§ **SOURCE DATA**
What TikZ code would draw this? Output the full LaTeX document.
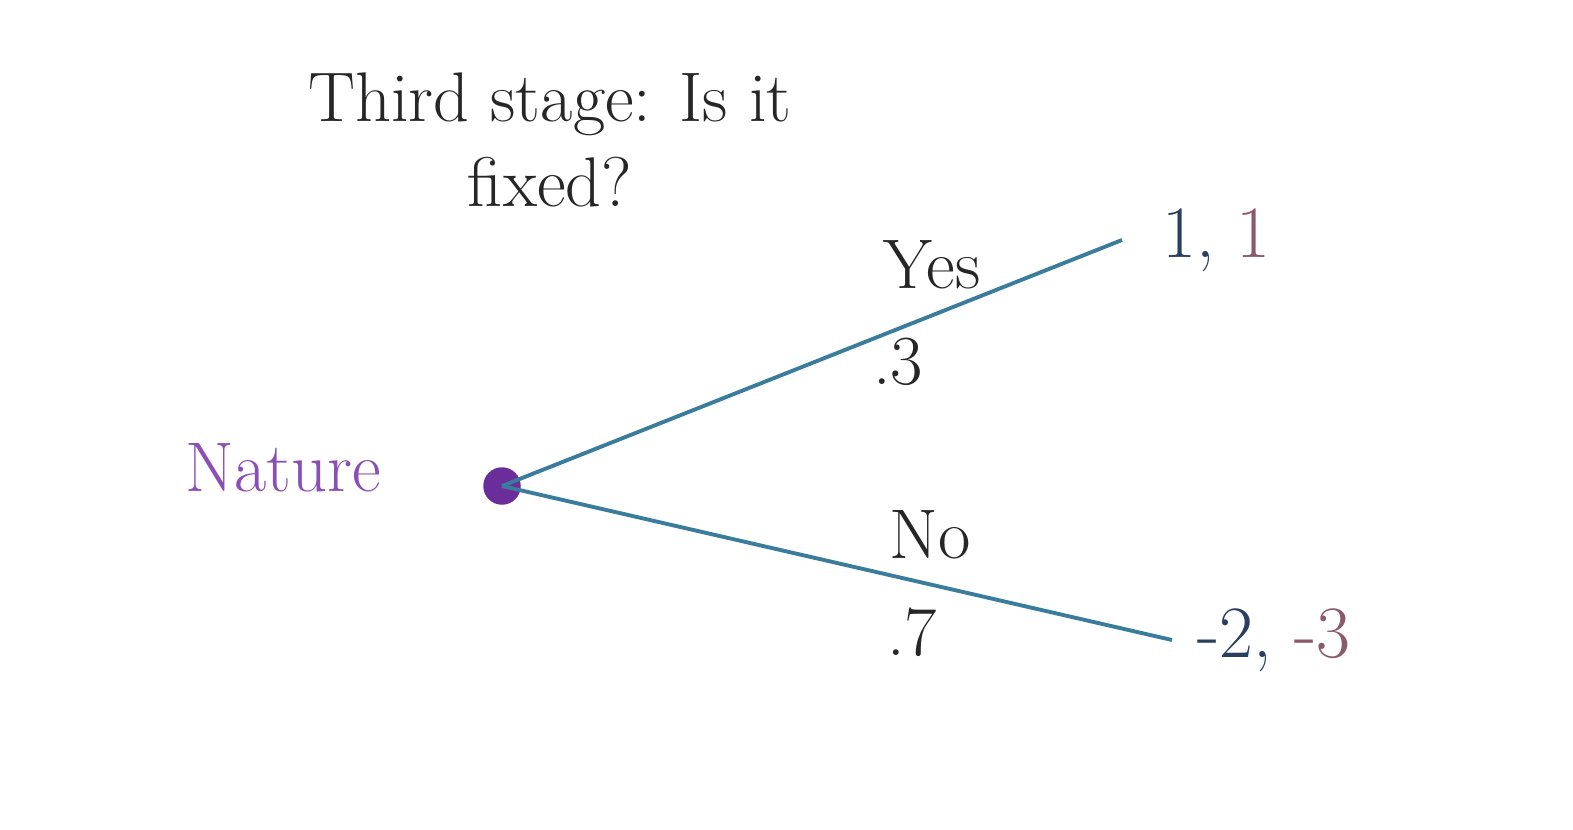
\documentclass[tikz,border=0pt]{standalone}
\usepackage{xcolor}
\definecolor{branch}{HTML}{3A7C9C}
\definecolor{nat}{HTML}{8A4FB5}
\definecolor{dotc}{HTML}{6A2D9A}
\definecolor{pone}{HTML}{2A3F5F}
\definecolor{ptwo}{HTML}{8A5A6A}
\begin{document}
\begin{tikzpicture}[x=0.02cm,y=-0.02cm,
  lbl/.style={font=\fontsize{40}{48}\selectfont, text=black!85, inner sep=0pt},
  pay/.style={font=\fontsize{42}{50}\selectfont, inner sep=0pt},
  edge/.style={draw=branch, line width=2.2pt}]
\useasboundingbox[fill=white] (0,0) rectangle (1573,829);
\node[lbl, align=center] (title) at (550,140) {Third stage: Is it\\fixed?};
\node[lbl, text=nat] (nature) at (283,468) {Nature};
\node[circle, fill=dotc, minimum size=0.75cm, inner sep=0pt] (n) at (502,486) {};
\coordinate (ey) at (1122,240);
\coordinate (en) at (1172,640);
\draw[edge] (n.center) -- (ey);
\draw[edge] (n.center) -- (en);
\node[lbl] (yes) at (932,265) {Yes};
\node[lbl] (p3) at (898,362) {.3};
\node[lbl] (no) at (930,535) {No};
\node[lbl] (p7) at (912,632) {.7};
\node[pay, anchor=west] (py) at (1162,240) {\textcolor{pone}{1,} \textcolor{ptwo}{1}};
\node[pay, anchor=west] (pn) at (1197,640) {\textcolor{pone}{-2,} \textcolor{ptwo}{-3}};
\end{tikzpicture}
\end{document}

§ **GIVEN REQUEST**
Using the data above, say how many lines include "draw". No other reply is needed.

§ **ANSWER FOR THE TASK**
4